Harter Wahlkampf bei den Briten

Der Aufstieg des Nick Clegg

Großbritannien steckt in einem harten Wahlkampf, zwei Wochen vor der Unterhaus-Wahl sorgt der ungewöhnliche Aufstieg des Liberaldemokraten Nick Clegg für Schlagzeilen.

Der oft unterschätzte Chef der Liberaldemokraten ist in den Umfragen vom dritten auf den zweiten Platz knapp hinter Favorit David Cameron von den Konservativen gestiegen und lässt Labour Premier Gordon Brown noch älter aussehen.

Mittagsjournal, 20.4.2010

"Cleggmania" durch TV-Debatte

Eine Umfrage sieht Clegg mittlerweile sogar an erster Stelle. Die plötzliche Beliebtheit des 43jährigen Liberalen lässt sich unter anderem durch seinen starken Auftritt bei der ersten TV-Debatte der Spitzenkandidaten letzte Woche erklären. Im konservativen Lager und bei Labour wird hektisch an einer neuen Strategie gearbeitet, Clegg zu stoppen. Denn wenn die Umfragen am Wahltag recht behalten, steht Großbritannien vor der größten Veränderung seiner politischen Landschaft aller Zeiten.

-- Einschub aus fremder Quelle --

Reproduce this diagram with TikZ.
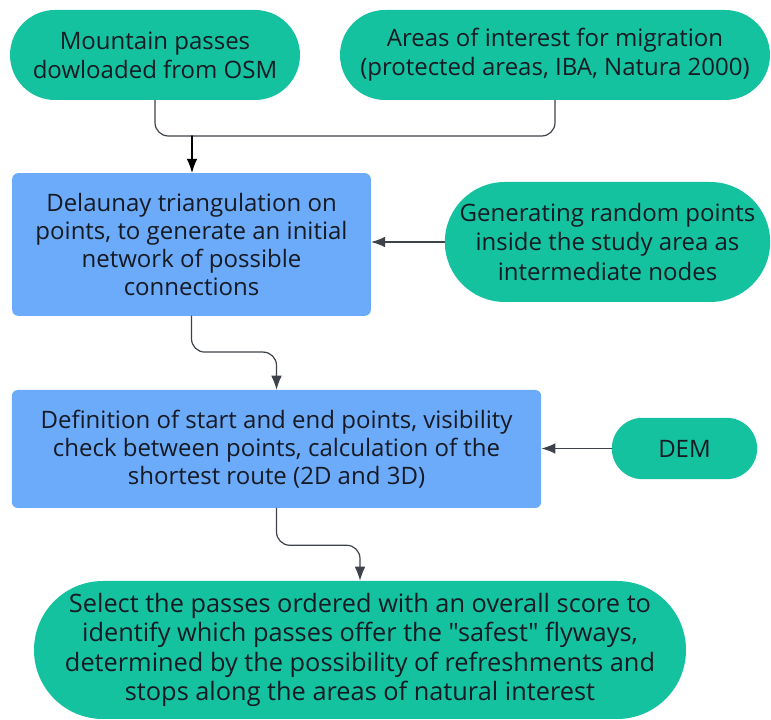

Nick Clegg ist nicht nur der Mann der TV-Debattenstunde, seit vergangener Woche halten die Liberaldemokraten ihre neu dazugewonnene Stärke in den Umfragen und es ist kein Ende der „Cleggmania“ – so nennen die Briten den Hype um den 43jährigen – absehbar. Der Liberale schwört seine Anhänger auf einen Wechsel im politischen System ein, immer mehr Menschen glaubten daran, dass die Liberaldemokraten etwas Neues beginnen könnten.

Konservative und Labour entwickeln Gegenstrategien

Die Konservativen und David Cameron sind sichtlich nervös, der Parteichef hatte in letzter Sekunde die geplante Wahlwerbung der Konservativen im Fernsehen gestrichen, sie war als Attacke gegen Labour gedacht, und einen neuen Spot in seinem Garten aufgenommen, Nick Clegg und die Liberaldemokraten erwähnt er zwar mit keinem Wort, warnt aber vor einem unklaren Wahlergebnis.

Auch im Labour Lager schießt man sich auf die Liberaldemokraten ein, ein Abgeordneter hat im Internet eine Liste von ehemaligen Häftlingen veröffentlicht und behauptet die Liberaldemokraten würden verurteilten Mördern und Pädophilen das Wahlrecht zurückgeben. Premierminister Gordon Brown gibt unterdessen zu, dass sein Auftritt bei der Fernsehdebatte besser hätte laufen können: „Ich versuche nicht der König der Präsentation zu sein, der Wahlkampf muss Stil haben aber das Regieren braucht Substanz. Das hier ist aber kein Talentwettbewerb, das weiß die Öffentlichkeit auch, es geht darum welche Politik das Land für die Zukunft braucht.“

Sogar Chancen auf Platz Eins

Insgesamt tut Labour so, als ob der Aufstieg des Nick Clegg kein großes Problem für die Partei ist, mit dieser Taktik liegt sie richtig, sagt Meinungsforscher Peter Kellner von YouGov, sein Institut sieht die Liberaldemokraten sogar an erster Stelle mit über 30%: „Die schlechte Nachricht ist, Labour ist seit letzter Woche in unseren Umfragen konstant an dritter Stelle, andererseits sind die politischen Aussichten ganz gut, die Liberaldemokraten schaden den Konservativen mehr, nach der Wahl wäre Labour zwar ohne Mehrheit aber die stärkste Partei und könnte zusammen mit den Liberaldemokraten eine Koalition bilden.“

Briten politikverdrossen

Politischer Analyst der Times Daniel Finkelstein erklärt die plötzliche Popularität eines Nick Clegg mit der Politikverdrossenheit der Briten nach dem Spesenskandal im vergangenen Jahr, der Liberaldemokrat sei jung, frisch und unverbraucht: „Die Leute wollen keinen Gordon Brown, es ist Zeit für einen Wechsel aber sie trauen den Konservativen nicht. Die Liberaldemokraten dürfen jetzt nicht triumphierend wirken, das wäre eine falsche Strategie, Nick Clegg hat in den Umfragen aufgeholt weil er sich nicht als traditioneller Politiker in der Debatte präsentiert hat und dabei muss er bleiben und versuchen diese Werte so gut es geht bis zur Wahl zu halten.“

Nick Clegg hat das ganze Land und seine eigene Partei überrascht, die Wahlurnen werden aber erst in zwei Wochen gefüllt. Die Liberaldemokraten werden noch viel Kondition brauchen, um die Führung in diesem Match zu halten.